几何潜在推理促使大语言模型生成更短的输出

摘要

大型语言模型通过生成长链显式推理令牌来解决复杂问题。这种方法虽然有效，但导致推理成本高昂、对长度敏感，且受限于（离散）自然语言。尽管潜在推理提供了连续的替代方案，但如何确定中间潜在状态的有效结构仍是一个开放挑战。本文将潜在推理定义为模型预训练令牌嵌入空间中的几何路径逼近问题。我们提出几何潜在推理（GLR），该方法使用轻量级过渡头来预测嵌入空间中的迭代方向更新。GLR以文本思维链轨迹作为锚点，学习近似离散推理轨迹，同时允许与精确令牌嵌入存在连续偏差。在Qwen3模型的数学推理基准评估中，揭示了一个新兴现象：几何潜在推理能在无显式长度目标的情况下，诱导出大幅缩短的生成序列。通过用连续潜在步骤替代早期显式推理，模型常能以更少的总生成步骤到达正确答案。这些发现表明，连续轨迹可作为紧凑的中间推理状态，揭示了潜在计算预算、输出长度与准确率之间的新型权衡关系。

English

Large language models solve complex problems by generating lengthy chains of explicit reasoning tokens.
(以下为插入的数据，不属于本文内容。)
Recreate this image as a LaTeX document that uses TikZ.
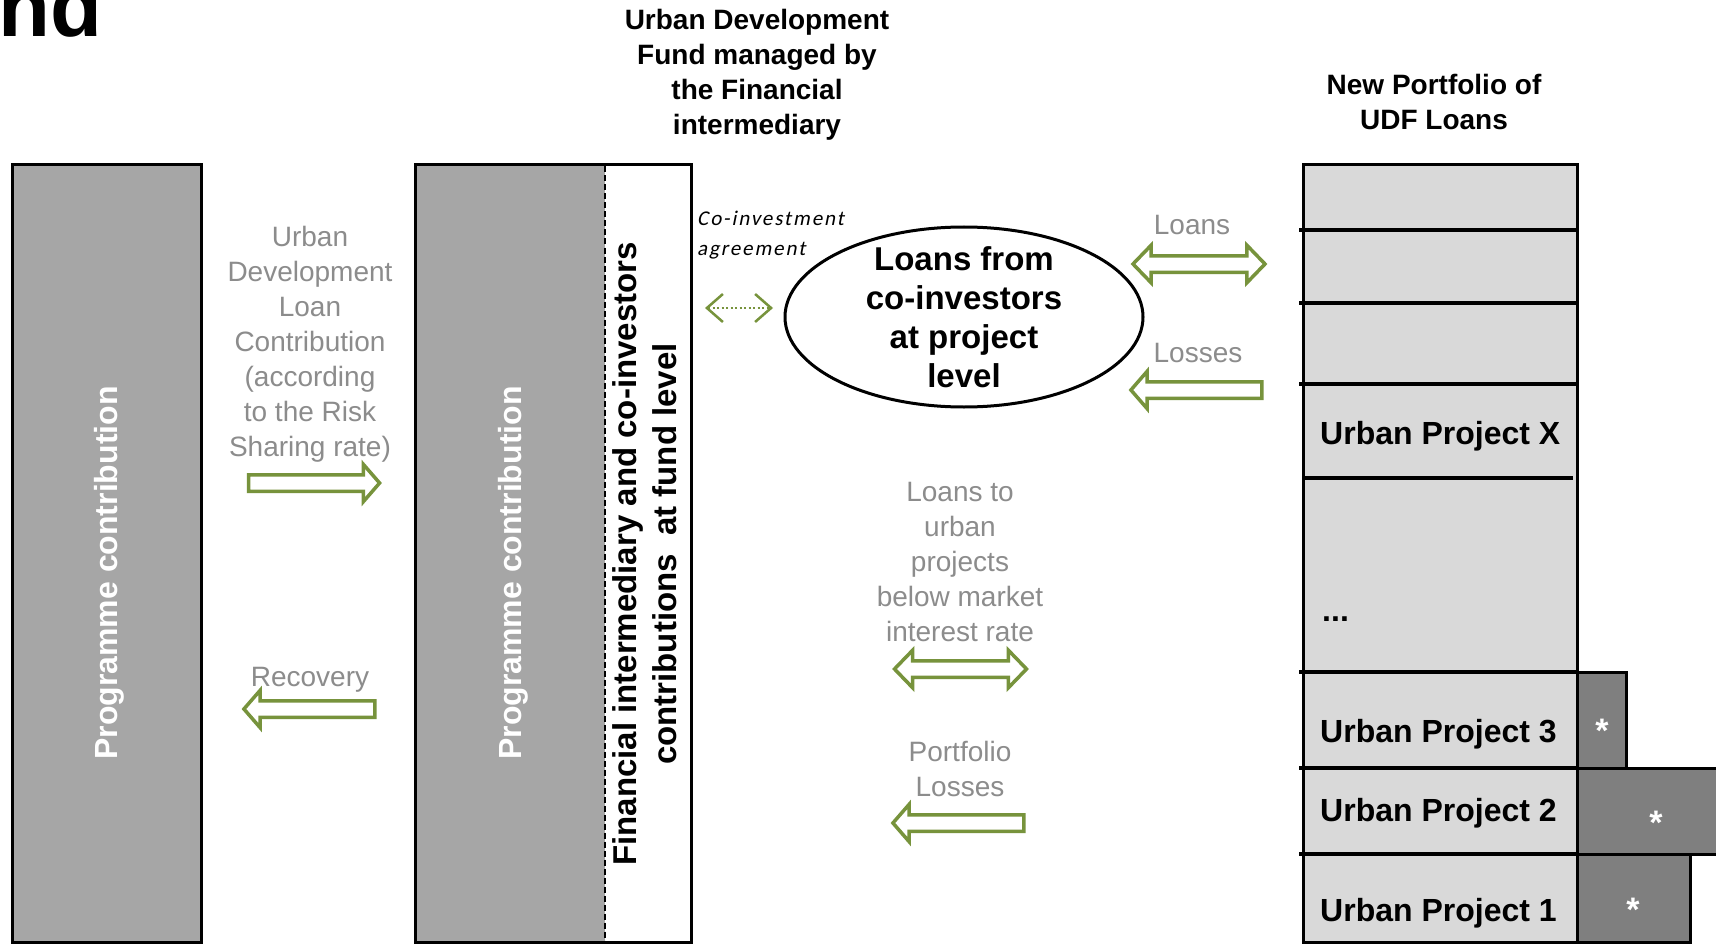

While effective, this makes reasoning expensive, length-sensitive, and constrained to (discrete) natural language. While latent reasoning offers a continuous alternative, determining useful structures for intermediate latent states is an open challenge. In this paper, we formulate latent reasoning as a geometric path-approximation problem within the model's pretrained token-embedding space. We introduce Geometric Latent Reasoning (GLR), which uses a lightweight transition head to predict iterative direction updates in embedding space. Using textual chain-of-thought traces as anchors, GLR learns to approximate discrete reasoning trajectories while permitting continuous deviations from exact token embeddings. Evaluations on mathematical reasoning benchmarks using Qwen3 models reveal an emergent phenomenon: geometric latent reasoning induces substantially shorter generations without an explicit length objective. By replacing early explicit reasoning with continuous latent steps, models often reach correct answers using substantially fewer total generation steps. These findings suggest that continuous trajectories act as compact intermediate reasoning states, exposing a new tradeoff between latent computation budget, output length, and accuracy.